Голова сержанта перебинтована, и в темноте она мне кажется белым, маячащим перед глазами пятном. Где-то пополудни осколок, словно клинок, вспорол ему кожу на лбу, рассек бровь, лицо залило кровью, санинструктор предложил Семену после перевязки «топать» на батальонный медицинский пункт, но он отказался: на два пулемета во взводе оставалось четыре человека.
И вот нас двое. Правда, скоро должен вернуться третий, Реут, они с санитаром поволокли на плащ-палатках раненых, но мне кажется, он не вернется.
Почему? Не знаю. Не верю я ему. Назаренко тоже не верит, только не говорит про это. Ведь не пожелал же он остаться вдвоем с Реутом, хотя санитар просил сержанта назначить для эвакуации раненых меня.
— Серега, ты тут бди, а я схожу к фельдшеру.
Семен берет карабин и уходит по траншее вправо.
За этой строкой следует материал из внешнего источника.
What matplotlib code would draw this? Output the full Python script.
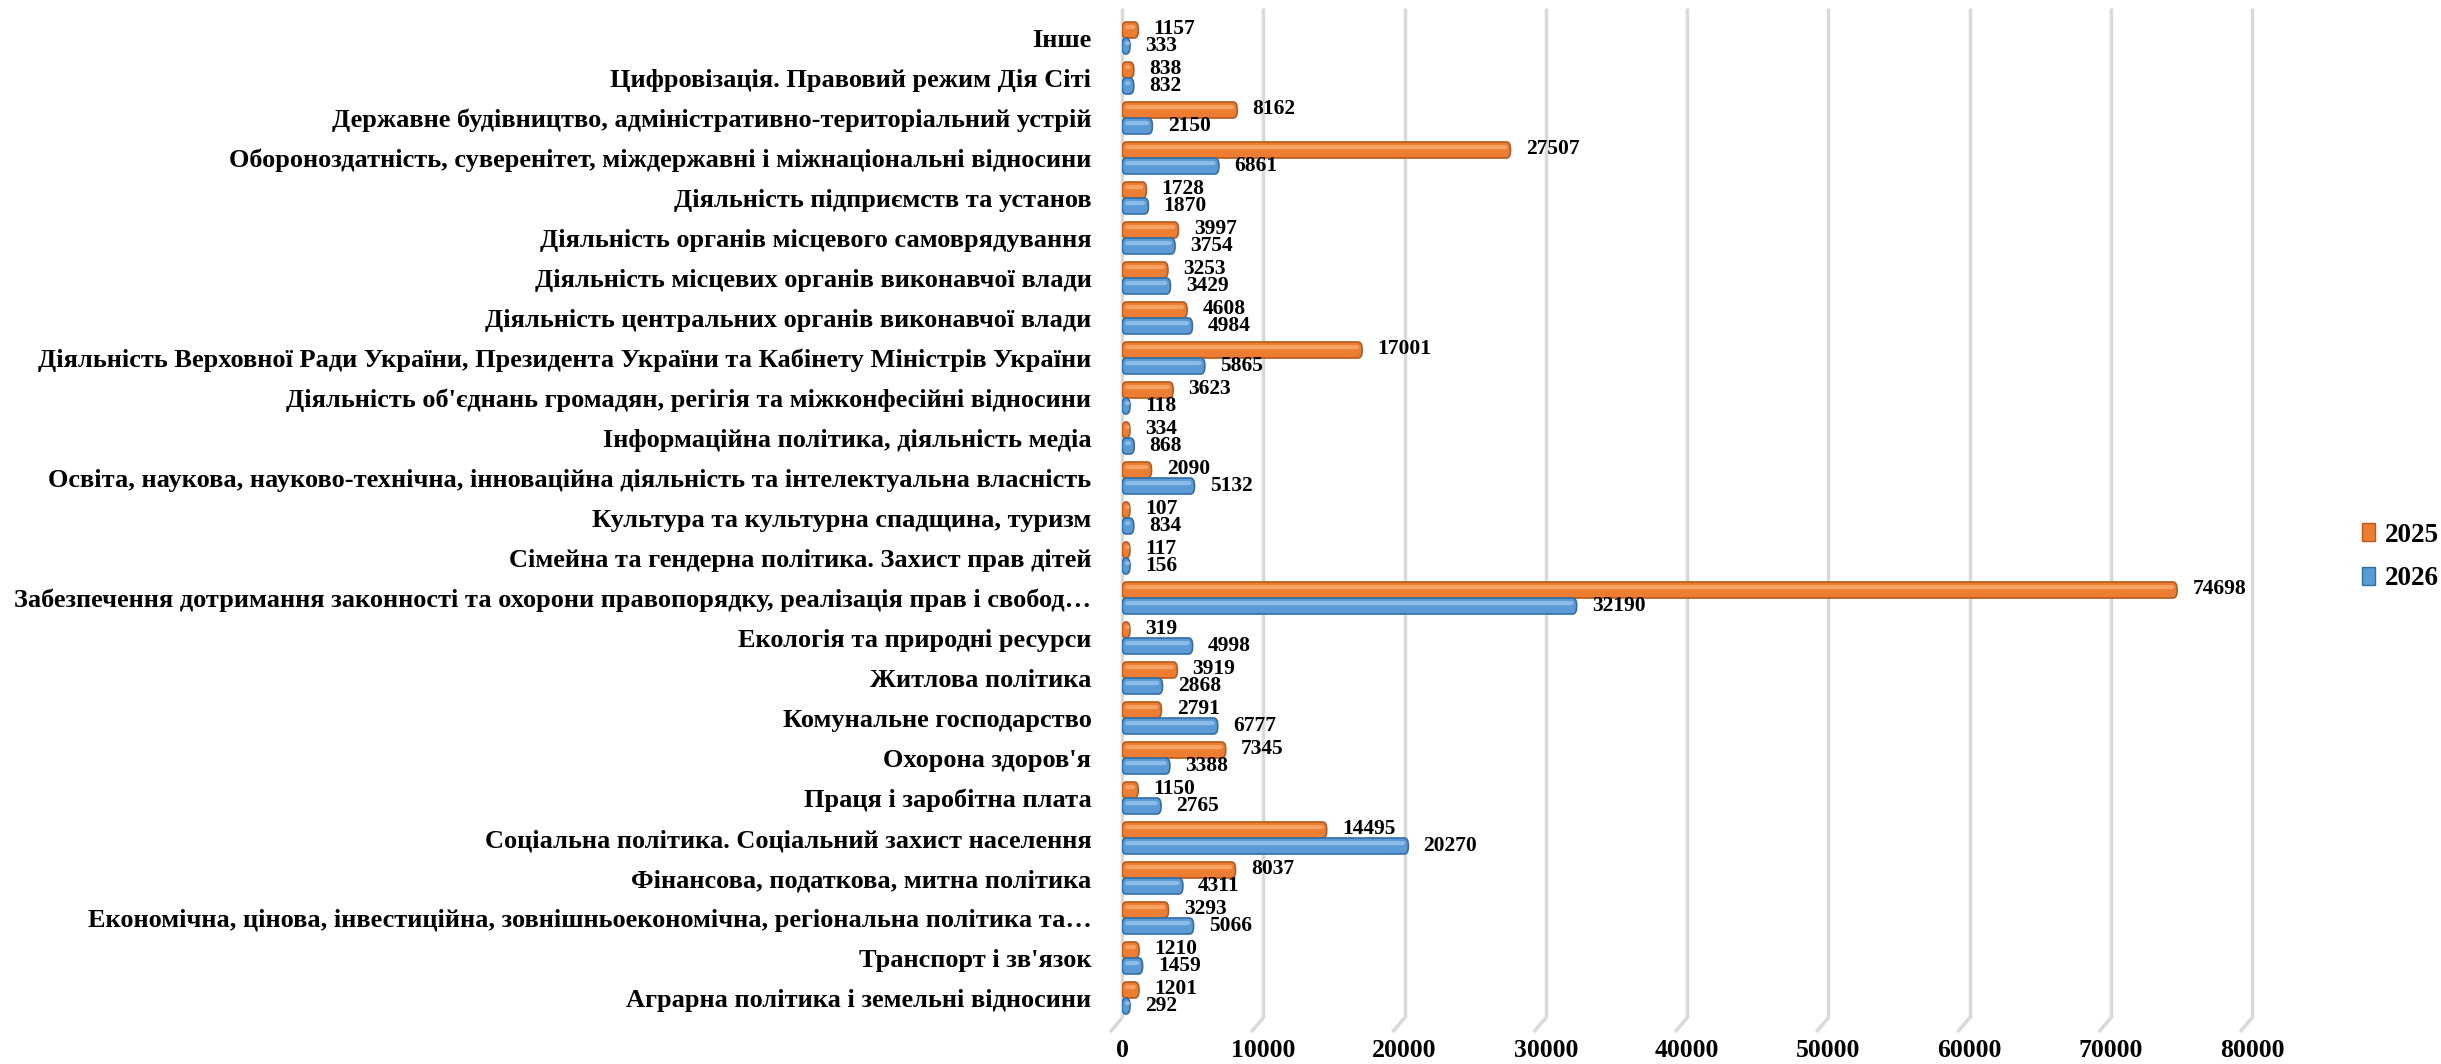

Одному становится тоскливо и страшно до жути. Я заряжаю винтовку пятью патронами и продолжаю наблюдать за противником. А там словно все вымерло, словно враг передумал наступать дальше, собрал свои манатки и скрылся. Куда? А бес его знает. Может, в свой фатерланд. Если бы так! Я-то знаю, что эта тишина обманчива.
Итак, на безымянной мы стоим около суток. Немцы не смогли нас сдвинуть к востоку ни на шаг. Мы, как говорил Лобанок, уперлись ногами в высоту, и ни танками, ни артиллерией и минометами, ни дьявольскими бомбежками с рассвета дотемна они оказались не в силах столкнуть нас к ее подножию.
Левее, метрах в ста, должна находиться седьмая рота нашего батальона, или то, что от нее осталось. А вот осталось ли что, мы с Назаренко не знаем.